# Given instruction
Retype word for word the first line of the listing and each line after it up to the line with "(0,0) rectangle (1144,919);", with the pictures taken out.

==*==

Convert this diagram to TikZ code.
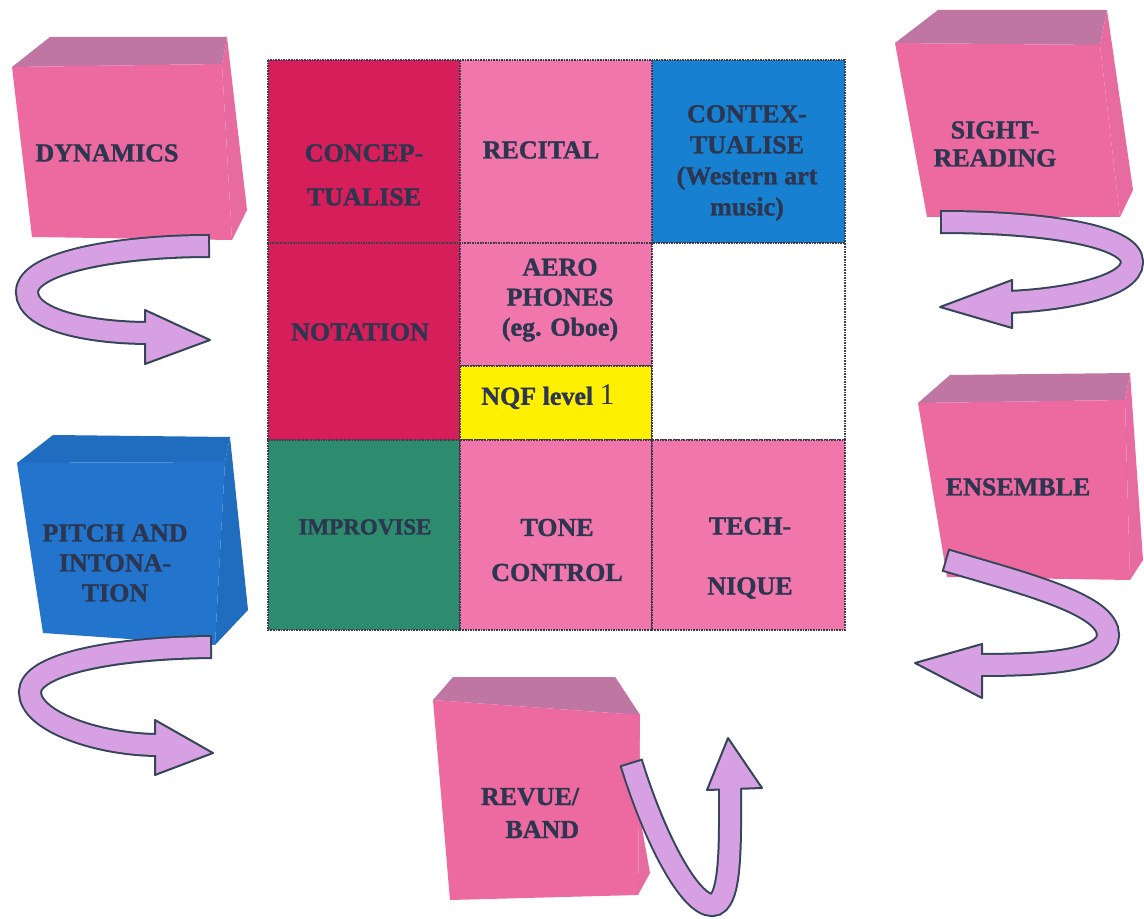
\documentclass[tikz,border=0pt]{standalone}
\usepackage{fontspec}
\setmainfont[BoldFeatures={FakeBold=1.2}]{Liberation Serif}
\usepackage{tikz}
\usetikzlibrary{positioning}
\usepackage{xcolor}
\definecolor{crimsoncell}{RGB}{214,30,90}
\definecolor{pinkcell}{RGB}{240,118,172}
\definecolor{bluecell}{RGB}{24,128,208}
\definecolor{tealcell}{RGB}{46,140,110}
\definecolor{yellowcell}{RGB}{255,240,0}
\definecolor{ink}{RGB}{44,54,80}
\definecolor{cubepink}{RGB}{236,106,160}
\definecolor{cubetop}{RGB}{192,118,162}
\definecolor{cubeblue}{RGB}{34,116,204}
\definecolor{lavender}{RGB}{214,160,226}
\definecolor{arrowline}{RGB}{52,70,88}
\definecolor{gridline}{RGB}{60,60,75}

% box seen in perspective: front, top colour; front tl,tr,br,bl; back tl,tr,br
\newcommand{\drawcube}[9]{%
  \fill[#1!88!#2] #4 -- #8 -- #9 -- #5 -- cycle;
  \fill[#2] #3 -- #7 -- #8 -- #4 -- cycle;
  \fill[#1] #3 -- #4 -- #5 -- #6 -- cycle;}
% curled ribbon arrow: path, head triangle
\newcommand{\swirl}[2]{%
  \draw[ribbonout] #1;
  \draw[arrowhd] #2 -- cycle;
  \draw[ribbonin] #1;}

\begin{document}
\begin{tikzpicture}[x=0.5pt,y=-0.5pt,
    cell/.style={draw=gridline,line width=0.7pt,dash pattern=on 0.8pt off 0.5pt},
    celltext/.style={text=ink,align=center,inner sep=0pt,
      font=\bfseries\fontsize{13pt}{#1}\selectfont},
    celltext/.default=15pt,
    ribbonout/.style={draw=arrowline,line width=12pt},
    ribbonin/.style={draw=lavender,line width=10pt,shorten <=1pt},
    arrowhd/.style={fill=lavender,draw=arrowline,line width=1pt,line join=round}]
  \useasboundingbox[fill=white] (0,0) rectangle (1144,919);

  % the grid
  \draw[cell,fill=crimsoncell] (268,60) rectangle (460,243);
  \draw[cell,fill=pinkcell]    (460,60) rectangle (652,243);
  \draw[cell,fill=bluecell]    (652,60) rectangle (845,243);
  \draw[cell,fill=crimsoncell] (268,243) rectangle (460,440);
  \draw[cell,fill=pinkcell]    (460,243) rectangle (652,366);
  \draw[cell,fill=yellowcell]  (460,366) rectangle (652,440);
  \draw[cell,fill=white]       (652,243) rectangle (845,440);
  \draw[cell,fill=tealcell]    (268,440) rectangle (460,630);
  \draw[cell,fill=pinkcell]    (460,440) rectangle (652,630);
  \draw[cell,fill=pinkcell]    (652,440) rectangle (845,630);

  \node[celltext=22pt] (concep) at (364,175) {CONCEP-\\TUALISE};
  \node[celltext] (recital) at (541,150) {RECITAL};
  \node[celltext=15.5pt] (contex) at (747,163) {CONTEX-\\TUALISE\\(Western art\\music)};
  \node[celltext] (notation) at (360,332) {NOTATION};
  \node[celltext] (aero) at (560,300) {AERO\\PHONES\\(eg. Oboe)};
  \node[celltext] (nqf) at (548,397) {NQF level {\mdseries\fontsize{15pt}{15pt}\selectfont 1}};
  \node[celltext,font=\bfseries\fontsize{11.5pt}{14pt}\selectfont] (improvise) at (365,527) {IMPROVISE};
  \node[celltext=22.5pt] (tone) at (557,550) {TONE\\CONTROL};
  \node[celltext=30pt] (technique) at (750,558) {TECH-\\NIQUE};

  % the cubes
  \drawcube{cubepink}{cubetop}{(12,67)}{(222,64)}{(232,240)}{(32,237)}{(50,37)}{(227,37)}{(247,210)}
  \drawcube{cubepink}{cubetop}{(895,43)}{(1100,45)}{(1120,217)}{(927,217)}{(938,10)}{(1107,10)}{(1133,190)}
  \drawcube{cubeblue}{cubeblue!94!black}{(17,463)}{(225,462)}{(215,645)}{(43,633)}{(53,435)}{(230,437)}{(248,610)}
  \drawcube{cubepink}{cubetop}{(918,403)}{(1125,400)}{(1130,580)}{(947,577)}{(950,375)}{(1130,373)}{(1143,560)}
  \drawcube{cubepink}{cubetop}{(433,700)}{(640,715)}{(638,895)}{(450,900)}{(453,677)}{(615,677)}{(650,873)}

  \node[celltext] (dynamics) at (107,153) {DYNAMICS};
  \node[celltext=14pt] (sight) at (995,144) {SIGHT-\\READING};
  \node[celltext] (pitch) at (115,563) {PITCH AND\\INTONA-\\TION};
  \node[celltext] (ensemble) at (1018,487) {ENSEMBLE};
  \node[celltext=16.5pt,align=right] (revue) at (530,813) {REVUE/\\BAND};

  % the curled arrows
  \swirl{(210,246) .. controls (120,246) and (27,262) .. (27,292)
    .. controls (27,322) and (95,333) .. (149,333)}
    {(145,310) -- (210,340) -- (145,364)}
  \swirl{(940,222) .. controls (1040,222) and (1132,235) .. (1132,262)
    .. controls (1132,288) and (1060,300) .. (1008,302)}
    {(1012,280) -- (940,307) -- (1012,328)}
  \swirl{(212,647) .. controls (110,648) and (30,665) .. (30,692)
    .. controls (30,722) and (100,745) .. (159,745)}
    {(155,720) -- (213,753) -- (155,775)}
  \swirl{(945,560) .. controls (1030,585) and (1108,605) .. (1108,635)
    .. controls (1108,662) and (1040,665) .. (978,665)}
    {(982,644) -- (915,663) -- (982,698)}
  \swirl{(631,762) .. controls (655,840) and (690,905) .. (712,905)
    .. controls (732,905) and (730,840) .. (730,786)}
    {(707,790) -- (728,738) -- (762,788)}
\end{tikzpicture}
\end{document}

==*==

# Exercise response
Convert this diagram to TikZ code.
\documentclass[tikz,border=0pt]{standalone}
\usepackage{fontspec}
\setmainfont[BoldFeatures={FakeBold=1.2}]{Liberation Serif}
\usepackage{tikz}
\usetikzlibrary{positioning}
\usepackage{xcolor}
\definecolor{crimsoncell}{RGB}{214,30,90}
\definecolor{pinkcell}{RGB}{240,118,172}
\definecolor{bluecell}{RGB}{24,128,208}
\definecolor{tealcell}{RGB}{46,140,110}
\definecolor{yellowcell}{RGB}{255,240,0}
\definecolor{ink}{RGB}{44,54,80}
\definecolor{cubepink}{RGB}{236,106,160}
\definecolor{cubetop}{RGB}{192,118,162}
\definecolor{cubeblue}{RGB}{34,116,204}
\definecolor{lavender}{RGB}{214,160,226}
\definecolor{arrowline}{RGB}{52,70,88}
\definecolor{gridline}{RGB}{60,60,75}

% box seen in perspective: front, top colour; front tl,tr,br,bl; back tl,tr,br
\newcommand{\drawcube}[9]{%
  \fill[#1!88!#2] #4 -- #8 -- #9 -- #5 -- cycle;
  \fill[#2] #3 -- #7 -- #8 -- #4 -- cycle;
  \fill[#1] #3 -- #4 -- #5 -- #6 -- cycle;}
% curled ribbon arrow: path, head triangle
\newcommand{\swirl}[2]{%
  \draw[ribbonout] #1;
  \draw[arrowhd] #2 -- cycle;
  \draw[ribbonin] #1;}

\begin{document}
\begin{tikzpicture}[x=0.5pt,y=-0.5pt,
    cell/.style={draw=gridline,line width=0.7pt,dash pattern=on 0.8pt off 0.5pt},
    celltext/.style={text=ink,align=center,inner sep=0pt,
      font=\bfseries\fontsize{13pt}{#1}\selectfont},
    celltext/.default=15pt,
    ribbonout/.style={draw=arrowline,line width=12pt},
    ribbonin/.style={draw=lavender,line width=10pt,shorten <=1pt},
    arrowhd/.style={fill=lavender,draw=arrowline,line width=1pt,line join=round}]
  \useasboundingbox[fill=white] (0,0) rectangle (1144,919);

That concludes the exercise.